I have exchanged the church-world dualism of my upbringing for a more holistic understanding of creation. God made everything, so we can expect to see the image of God everywhere, even in people and places that do not acknowledge their creator. Conversely, we can also expect to see sin everywhere, even in people and places that are devoted to God. The culture within which my religion is embedded empowers me to speak against anachronistic elements of my religion. I remain evangelical in part because I am part of a broader culture that is more affirming of women.
Remaining an Evangelical
As an anthropology professor at a Christian college in Pennsylvania, I am now twenty years and a thousand miles away from that summer staff position in suburban Minnesota, but similar inequalities persist. It may not be as blatant as what my pastor said to our summer staff (though sometimes it is), but in the end, men’s work is often rewarded and valued more than women’s work.

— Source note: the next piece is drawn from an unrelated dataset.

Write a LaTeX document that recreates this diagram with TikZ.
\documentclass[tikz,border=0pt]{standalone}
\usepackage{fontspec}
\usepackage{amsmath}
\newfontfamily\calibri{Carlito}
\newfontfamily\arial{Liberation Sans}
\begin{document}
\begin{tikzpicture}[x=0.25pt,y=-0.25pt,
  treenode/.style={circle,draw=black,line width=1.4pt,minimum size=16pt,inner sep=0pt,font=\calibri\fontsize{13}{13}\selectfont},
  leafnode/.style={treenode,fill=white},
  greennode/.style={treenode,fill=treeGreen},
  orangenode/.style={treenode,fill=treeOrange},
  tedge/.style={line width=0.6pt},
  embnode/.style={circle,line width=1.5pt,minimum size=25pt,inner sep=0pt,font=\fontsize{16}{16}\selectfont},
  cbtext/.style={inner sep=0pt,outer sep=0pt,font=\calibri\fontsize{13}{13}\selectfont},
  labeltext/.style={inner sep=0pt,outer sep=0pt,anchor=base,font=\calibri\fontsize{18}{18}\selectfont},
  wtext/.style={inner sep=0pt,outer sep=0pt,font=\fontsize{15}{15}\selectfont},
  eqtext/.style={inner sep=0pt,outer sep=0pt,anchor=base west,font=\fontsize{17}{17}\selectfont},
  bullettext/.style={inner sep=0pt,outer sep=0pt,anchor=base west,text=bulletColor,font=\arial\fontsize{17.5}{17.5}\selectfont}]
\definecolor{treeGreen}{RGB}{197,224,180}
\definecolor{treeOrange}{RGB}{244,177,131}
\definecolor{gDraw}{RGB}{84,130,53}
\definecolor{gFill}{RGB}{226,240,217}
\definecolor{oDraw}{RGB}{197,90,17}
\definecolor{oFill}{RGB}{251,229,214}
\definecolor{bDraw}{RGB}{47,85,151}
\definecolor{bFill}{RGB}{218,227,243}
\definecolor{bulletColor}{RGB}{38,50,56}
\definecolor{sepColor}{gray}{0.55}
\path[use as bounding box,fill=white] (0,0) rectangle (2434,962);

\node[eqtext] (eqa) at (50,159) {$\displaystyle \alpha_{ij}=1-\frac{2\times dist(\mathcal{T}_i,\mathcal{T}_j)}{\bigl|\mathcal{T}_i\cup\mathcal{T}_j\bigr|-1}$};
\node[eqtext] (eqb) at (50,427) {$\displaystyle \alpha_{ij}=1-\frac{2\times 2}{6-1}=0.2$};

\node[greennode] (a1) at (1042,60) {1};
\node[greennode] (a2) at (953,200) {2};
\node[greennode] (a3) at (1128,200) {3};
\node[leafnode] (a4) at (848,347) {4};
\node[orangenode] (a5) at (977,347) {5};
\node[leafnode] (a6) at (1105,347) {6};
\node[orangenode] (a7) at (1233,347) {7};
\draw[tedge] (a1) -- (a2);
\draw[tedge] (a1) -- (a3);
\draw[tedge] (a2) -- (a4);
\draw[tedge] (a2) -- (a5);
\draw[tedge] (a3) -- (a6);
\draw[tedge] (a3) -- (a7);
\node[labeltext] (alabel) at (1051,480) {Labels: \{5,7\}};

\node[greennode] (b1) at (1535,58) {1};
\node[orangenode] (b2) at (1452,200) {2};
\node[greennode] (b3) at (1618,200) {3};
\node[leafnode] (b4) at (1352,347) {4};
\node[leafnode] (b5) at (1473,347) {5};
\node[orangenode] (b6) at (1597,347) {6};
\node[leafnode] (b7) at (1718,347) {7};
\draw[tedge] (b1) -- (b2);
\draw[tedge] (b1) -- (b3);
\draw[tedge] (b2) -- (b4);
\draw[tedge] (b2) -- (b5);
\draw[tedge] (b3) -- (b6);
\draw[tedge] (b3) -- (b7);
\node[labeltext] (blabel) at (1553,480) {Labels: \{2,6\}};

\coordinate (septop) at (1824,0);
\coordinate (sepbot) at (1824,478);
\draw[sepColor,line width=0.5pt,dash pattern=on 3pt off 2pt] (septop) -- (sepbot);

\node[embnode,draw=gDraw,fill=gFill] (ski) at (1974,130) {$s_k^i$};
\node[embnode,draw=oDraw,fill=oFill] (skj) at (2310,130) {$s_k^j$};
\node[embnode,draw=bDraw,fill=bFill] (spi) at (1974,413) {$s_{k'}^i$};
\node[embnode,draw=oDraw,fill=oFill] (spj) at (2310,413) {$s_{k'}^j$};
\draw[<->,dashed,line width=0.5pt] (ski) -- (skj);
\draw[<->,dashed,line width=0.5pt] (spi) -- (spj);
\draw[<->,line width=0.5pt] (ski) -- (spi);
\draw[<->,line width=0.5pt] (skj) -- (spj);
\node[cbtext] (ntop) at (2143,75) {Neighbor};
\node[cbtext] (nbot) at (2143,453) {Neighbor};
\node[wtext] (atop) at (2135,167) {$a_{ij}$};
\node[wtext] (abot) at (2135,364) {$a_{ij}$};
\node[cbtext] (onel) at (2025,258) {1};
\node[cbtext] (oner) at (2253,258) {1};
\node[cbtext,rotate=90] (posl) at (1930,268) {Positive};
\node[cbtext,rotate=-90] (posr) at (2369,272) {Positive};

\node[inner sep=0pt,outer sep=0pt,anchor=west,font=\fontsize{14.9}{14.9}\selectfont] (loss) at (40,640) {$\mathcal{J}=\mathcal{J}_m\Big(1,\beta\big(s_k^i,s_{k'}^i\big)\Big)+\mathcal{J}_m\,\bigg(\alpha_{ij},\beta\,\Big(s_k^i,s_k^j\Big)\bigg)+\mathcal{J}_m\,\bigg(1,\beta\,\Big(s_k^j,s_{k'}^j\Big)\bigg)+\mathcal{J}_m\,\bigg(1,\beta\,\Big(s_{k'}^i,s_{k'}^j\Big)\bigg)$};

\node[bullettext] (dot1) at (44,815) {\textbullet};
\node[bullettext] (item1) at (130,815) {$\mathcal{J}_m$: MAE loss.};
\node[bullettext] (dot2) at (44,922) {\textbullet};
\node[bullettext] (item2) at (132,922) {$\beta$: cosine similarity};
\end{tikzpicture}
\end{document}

These inequalities mark the everyday experience of many evangelical women working in seminaries, churches, para-church organizations, and homes.
Sometimes I want to leave evangelicalism for greener pastures, and I wish blessings to women who do just that. As for me, I’m attached to my tradition with a cord of many strands—my spiritual practice, my family, my community, my intellectual life, my job, and my parenting are all enmeshed with evangelicalism—and it is not easily broken. May we who stay find courage and grace as we work for change.